The writers likely want to clear the deck of the “Bodiela” romance to allow Bode’s character to evolve independently. Gabriela’s exit, which is not a death, leaves the door open for a future return and avoids the finality of a tragic ending for her character. But by placing this clean, voluntary exit first, it may feel narratively incongruous with the far messier, irreversible loss that the fire caused.
The Ripples of Change
The changes extend beyond Bode. Manny Perez, Gabriela’s father, will also feel her absence keenly, with showrunners suggesting he will step up as a parental figure to the remaining crew members. This suggests that Gabriela’s departure serves a dual purpose: enabling Bode’s independent growth and providing a new, mentor role for Manny.
Ultimately, the Season 4 premiere of Fire Country is faced with a massive balancing act.
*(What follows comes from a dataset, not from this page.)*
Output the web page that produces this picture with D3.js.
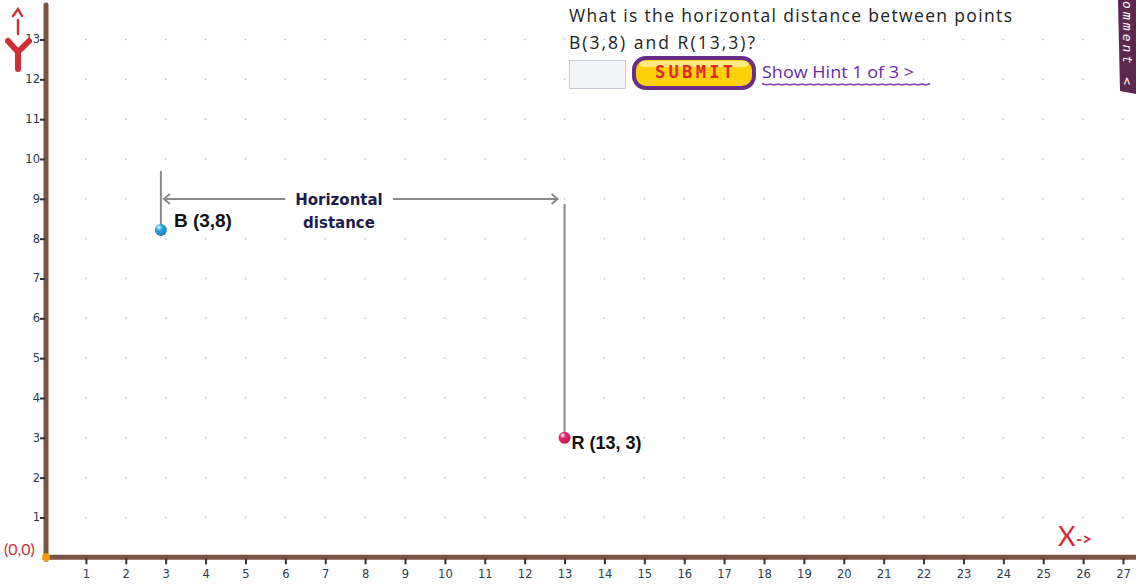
<!DOCTYPE html>
<html>
<head>
<meta charset="utf-8">
<script src="https://cdn.jsdelivr.net/npm/d3@7"></script>
<style>
  body { margin: 0; background: #fff; overflow: hidden; }
  svg { display: block; }
</style>
</head>
<body>
<div id="chart"></div>
<script>
// data
const xTicks = d3.range(1, 28);           // 1..27
const yTicks = d3.range(1, 14);           // 1..13
const pointNames = ["B", "R"];
const pointX = [2.88, 13];                // where the marks sit on the picture
const pointY = [8.22, 3];
const pointLabels = ["B (3,8)", "R (13, 3)"];
const pointColors = ["#2aa6e0", "#e8246c"];
const questionLines = ["What is the horizontal distance between points", "B(3,8) and R(13,3)?"];

const W = 1136, H = 588;
const svg = d3.select("#chart").append("svg").attr("width", W).attr("height", H);

const x = d3.scaleLinear().domain([0, 27]).range([46, 1123]);
const y = d3.scaleLinear().domain([0, 13]).range([557.3, 39.5]);

// grid dots
const grid = [];
xTicks.forEach(i => yTicks.forEach(j => grid.push([i, j])));
svg.append("g").selectAll("rect")
    .data(grid)
    .enter().append("rect")
    .attr("x", d => x(d[0]) - 0.75)
    .attr("y", d => y(d[1]) - 0.75)
    .attr("width", 1.5)
    .attr("height", 1.5)
    .attr("fill", "#c4c4c4");

// axes lines
svg.append("line")
    .attr("x1", x(0)).attr("x2", x(0))
    .attr("y1", 5).attr("y2", y(0) + 2)
    .attr("stroke", "#7b5446").attr("stroke-width", 5).attr("stroke-linecap", "round");
svg.append("line")
    .attr("x1", x(0)).attr("x2", W)
    .attr("y1", y(0)).attr("y2", y(0))
    .attr("stroke", "#7b5446").attr("stroke-width", 5);

// x axis ticks + labels
const xAxis = d3.axisBottom(x).tickValues(xTicks).tickSize(6).tickPadding(6);
const gx = svg.append("g")
    .attr("transform", "translate(0," + (y(0) + 1) + ")")
    .call(xAxis);
gx.select(".domain").remove();
gx.selectAll(".tick line").attr("stroke", "#333").attr("stroke-width", 2);
gx.selectAll(".tick text")
    .attr("fill", "#2e3a4e")
    .style("font-family", "DejaVu Sans, sans-serif")
    .style("font-size", "11.5px");

// y axis ticks + labels
const yAxis = d3.axisLeft(y).tickValues(yTicks).tickSize(5).tickPadding(0);
const gy = svg.append("g")
    .attr("transform", "translate(" + (x(0) - 1) + ",0)")
    .call(yAxis);
gy.select(".domain").remove();
gy.selectAll(".tick line").attr("stroke", "#333").attr("stroke-width", 2);
gy.selectAll(".tick text")
    .attr("fill", "#2e3a4e")
    .attr("dy", "0.3em")
    .style("font-family", "DejaVu Sans, sans-serif")
    .style("font-size", "11.5px");

// origin
svg.append("circle").attr("cx", x(0)).attr("cy", y(0)).attr("r", 4).attr("fill", "#f59a0c");
svg.append("text")
    .attr("x", 4).attr("y", 555)
    .attr("fill", "#c8323a")
    .style("font-family", "Lato, sans-serif")
    .style("font-size", "16px")
    .text("(0,0)");

// axis names (hand drawn look)
const yName = svg.append("g").attr("stroke", "#cf2e34").attr("fill", "none").attr("stroke-linecap", "round");
yName.append("path").attr("d", "M13,16 L18,9 L22,16").attr("stroke-width", 2.4);
yName.append("path").attr("d", "M18,20 L18,34").attr("stroke-width", 2.4);
yName.append("path").attr("d", "M8,41 L18,52 L29,41 M18,52 L18,69").attr("stroke-width", 6);

svg.append("text")
    .attr("x", 1058).attr("y", 546)
    .attr("fill", "#cf2e34")
    .style("font-family", "Lato, sans-serif")
    .style("font-size", "27px")
    .text("X");
svg.append("text")
    .attr("x", 1076).attr("y", 545)
    .attr("fill", "#cf2e34")
    .style("font-family", "Lato, sans-serif")
    .style("font-weight", "bold")
    .style("font-size", "17px")
    .text("->");

// horizontal distance guide
const b = { x: x(pointX[0]), y: y(pointY[0]) };
const r = { x: x(pointX[1]), y: y(pointY[1]) };
const arrowY = 199;
const guide = svg.append("g").attr("stroke", "#8a8a8a").attr("stroke-width", 2).attr("fill", "none");
guide.append("line").attr("x1", b.x).attr("x2", b.x).attr("y1", 171).attr("y2", b.y);
guide.append("line").attr("x1", r.x).attr("x2", r.x).attr("y1", 204).attr("y2", r.y);
guide.append("line").attr("x1", b.x + 3).attr("x2", 285).attr("y1", arrowY).attr("y2", arrowY);
guide.append("line").attr("x1", 393).attr("x2", r.x - 8).attr("y1", arrowY).attr("y2", arrowY);
guide.append("path").attr("d", `M${b.x + 9},${arrowY - 5} L${b.x + 3},${arrowY} L${b.x + 9},${arrowY + 5}`);
guide.append("path").attr("d", `M${r.x - 13},${arrowY - 5} L${r.x - 7},${arrowY} L${r.x - 13},${arrowY + 5}`);

svg.append("text")
    .attr("x", 339).attr("y", 205)
    .attr("text-anchor", "middle")
    .attr("fill", "#1c1c4e")
    .style("font-family", "DejaVu Sans, sans-serif")
    .style("font-weight", "bold")
    .style("font-size", "15px")
    .text("Horizontal");
svg.append("text")
    .attr("x", 339).attr("y", 228)
    .attr("text-anchor", "middle")
    .attr("fill", "#1c1c4e")
    .style("font-family", "DejaVu Sans, sans-serif")
    .style("font-weight", "bold")
    .style("font-size", "15px")
    .text("distance");

// points
const defs = svg.append("defs");
pointNames.forEach((n, i) => {
    const g = defs.append("radialGradient").attr("id", "grad" + n).attr("cx", "35%").attr("cy", "30%").attr("r", "70%");
    g.append("stop").attr("offset", "0%").attr("stop-color", "#fff").attr("stop-opacity", 0.8);
    g.append("stop").attr("offset", "35%").attr("stop-color", pointColors[i]);
    g.append("stop").attr("offset", "100%").attr("stop-color", d3.color(pointColors[i]).darker(0.6));
});
svg.append("g").selectAll("circle")
    .data(pointNames)
    .enter().append("circle")
    .attr("cx", (d, i) => x(pointX[i]))
    .attr("cy", (d, i) => y(pointY[i]))
    .attr("r", 6)
    .attr("fill", d => "url(#grad" + d + ")");

svg.append("text")
    .attr("x", x(pointX[0]) + 13).attr("y", y(pointY[0]) - 3)
    .style("font-family", "Liberation Sans, Arial, sans-serif")
    .style("font-weight", "bold").style("font-size", "19px")
    .attr("fill", "#111")
    .text(pointLabels[0]);
svg.append("text")
    .attr("x", x(pointX[1]) + 7).attr("y", y(pointY[1]) + 11)
    .style("font-family", "Liberation Sans, Arial, sans-serif")
    .style("font-weight", "bold").style("font-size", "18px")
    .attr("fill", "#111")
    .text(pointLabels[1]);

// question
svg.append("text")
    .attr("x", 569).attr("y", 22)
    .attr("fill", "#222")
    .attr("textLength", 443).attr("lengthAdjust", "spacing")
    .style("font-family", "Open Sans, sans-serif")
    .style("font-size", "17.5px")
    .text(questionLines[0]);
svg.append("text")
    .attr("x", 569).attr("y", 49)
    .attr("fill", "#222")
    .attr("textLength", 186).attr("lengthAdjust", "spacing")
    .style("font-family", "Open Sans, sans-serif")
    .style("font-size", "17.5px")
    .text(questionLines[1]);

// answer box
svg.append("rect")
    .attr("x", 569.5).attr("y", 60.5).attr("width", 56).attr("height", 28)
    .attr("fill", "#f3f5f9").attr("stroke", "#c5cdd8");

// submit button
svg.append("rect")
    .attr("x", 634).attr("y", 58).attr("width", 120).attr("height", 30).attr("rx", 12)
    .attr("fill", "#ffd10a").attr("stroke", "#6a2c88").attr("stroke-width", 4);
svg.append("rect")
    .attr("x", 640).attr("y", 61).attr("width", 108).attr("height", 6).attr("rx", 3)
    .attr("fill", "#fff6b0").attr("opacity", 0.7);
svg.append("text")
    .attr("x", 694).attr("y", 78)
    .attr("text-anchor", "middle")
    .attr("fill", "#e2262c")
    .attr("textLength", 78).attr("lengthAdjust", "spacing")
    .style("font-family", "DejaVu Sans Mono, monospace")
    .style("font-weight", "bold")
    .style("font-size", "17px")
    .text("SUBMIT");

// hint link
svg.append("text")
    .attr("x", 762).attr("y", 78)
    .attr("fill", "#6a2aa8")
    .attr("textLength", 152).attr("lengthAdjust", "spacingAndGlyphs")
    .style("font-family", "Open Sans, sans-serif")
    .style("font-size", "17px")
    .text("Show Hint 1 of 3 >");
const wave = d3.range(0, 170, 4).map((d, i) => [762 + d, 84 + (i % 2 ? 1.3 : -0.5)]);
svg.append("path")
    .attr("d", d3.line().curve(d3.curveBasis)(wave))
    .attr("fill", "none").attr("stroke", "#7b3cb0").attr("stroke-width", 1.5);

// comment tab
svg.append("path")
    .attr("d", "M1118,0 L1136,0 L1136,94 L1120,91 Z")
    .attr("fill", "#5c2850");
svg.append("text")
    .attr("transform", "translate(1123,1) rotate(90)")
    .attr("fill", "#fff")
    .attr("textLength", 84).attr("lengthAdjust", "spacing")
    .style("font-family", "DejaVu Sans Mono, monospace")
    .style("font-style", "italic")
    .style("font-size", "13px")
    .text("omment <");
</script>
</body>
</html>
It must:
- Immediately resolve the catastrophic Leone family cliffhanger.
- Deliver the emotional resolution of Gabriela’s storyline in a satisfactory “love letter” fashion.
- Set the new, grief-stricken, and changed trajectory for Bode Leone and the entire Station 42 crew.
If the “love letter” to Gabriela is so captivating that the audience forgets the raging fire that trapped Bode’s family, the show will have missed its mark. Fire Country has a unique opportunity to deliver a powerful, two-part emotional gut punch—a tearful goodbye followed by a devastating fatality—but only if the latter is given the narrative gravitas it deserves. Fans are waiting not just for a farewell, but for an answer to the biggest question of all: who survived the Zabel Ridge fire?